March 7th, 2023
House Ways and Means Committee Chair Joey Sarte Salceda (Albay, 2nd district) says that the enactment of a measure penalizing bulk cash smuggling into or out of the Philippines will “safeguard the country against dirty money” and “improve the credibility of our financial system, lowering remittance costs for OFWs especially in Europe.”
As such, the House tax panel created a technical working group to consolidate House Bills No. 374 by Salceda, and 3254 by Rep. Lex Colada.
“As of February 24, 2023, we are the only ASEAN country in the Financial Action Task Force’s “gray list” or countries under increased observation. That means, in countries especially in Europe, banks take more time to evaluate money transfers to the Philippines because we are considered high-risk for terrorist financing and organized crime.”
“Part of the ecosystem of organized crime in the country is bulk cash smuggling. Smuggled currency is currently not expressly part of the mandate of the Bureau of Customs – since it is not considered “goods,” so they have limited legal means to fight it.”
“This bill assigns the BOC the necessary powers to apprehend the smuggling of foreign currency, which is an action point requested of us by the FATF,” Salceda added.
Salceda warned that “If currency makes it into the country, it can then be laundered through Philippine businesses such as designated non-financial institutions such as real estate brokerage, a series of seemingly innocuous transactions with banks and other financial institutions, or with the Philippines as a transshipment point to countries with “porous” boundaries with the country, such as the Southern Backdoor”
Salceda adds that “due to high penalties for involvement in terrorist financing, foreign banks are hesitant to transact with Philippine banks and citizens. By being a hub for money laundering and cash smuggling through our porous security systems and our inadequate policy framework for cash smuggling, we risk being, yet again, included in the list of countries under observation by FATF. In the United States, the fine for basic money laundering and international money laundering offences is incarceration up to 20 years and a fine of up to US$500,000, or twice the value of the proceeds involved in the violation.”
FATF gray listing hurts OFWs
“Being in the gray list,” Salceda explains, “hurts OFWs. Foreign banks perform more due diligence, or outright reject OFW remittances, or take longer to process them.”
Incidents of OFW remittances being rejected was confirmed by OFW Party List Representative Marissa “del Mar” Magsino.

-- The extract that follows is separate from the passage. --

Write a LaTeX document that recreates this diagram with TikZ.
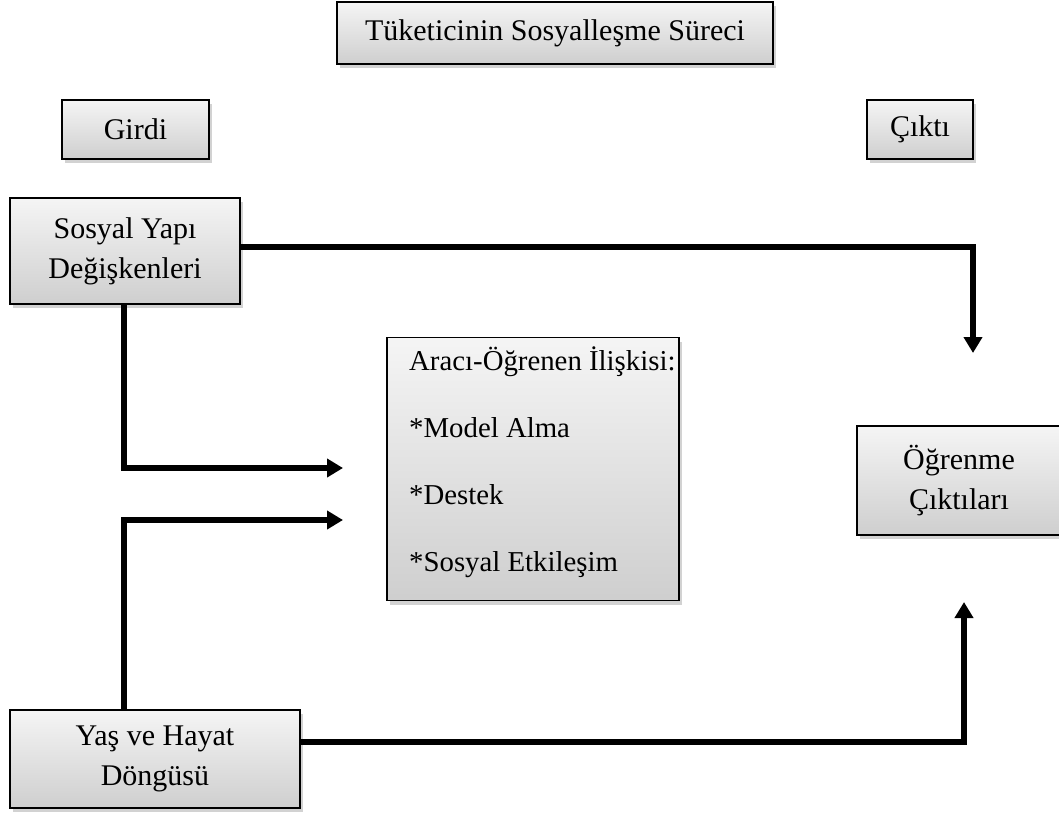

“The inability of Philippine banks to transact with foreign banks could endanger as much as 13.18 percent of the national GDP. OFWs will be unable to send remittances to the Philippines and investors will be unable to send investments to partners in the country. Philippine banks will be obliged to increase costs on Filipino consumers to sustain operations given the losses due to inability to transact with foreign banks. This will have profound implications on our ability to boost domestic enterprises and create jobs,” Salceda added
The bill seeks to expand the coverage of the Anti-Money Laundering Act of 2001 to include one-time cash transports of more than PHP500,000 at any one time.
It shall also empower the Anti-Money Laundering Council (AMLC) to define a cumulation of closely-related events that would constitute “one-time”.
Likewise, the Bureau of Treasury, through the Treasurer of the Philippines, in the AMLC shall facilitate counterpart-to-counterpart cooperation, as many countries’ anti-money laundering efforts are spearheaded by their Secretaries or Ministries of the Treasury.
The bill proposes to criminalize bulk cash smuggling to ensure that the evasion of a paper trail for cash transfers will not be tolerated.
A person convicted of a currency smuggling offense shall be imprisoned for not less than 7 years and not more than 14 years.
There shall also be a civil forfeiture in favor of the Philippines of assets related to cash smuggling.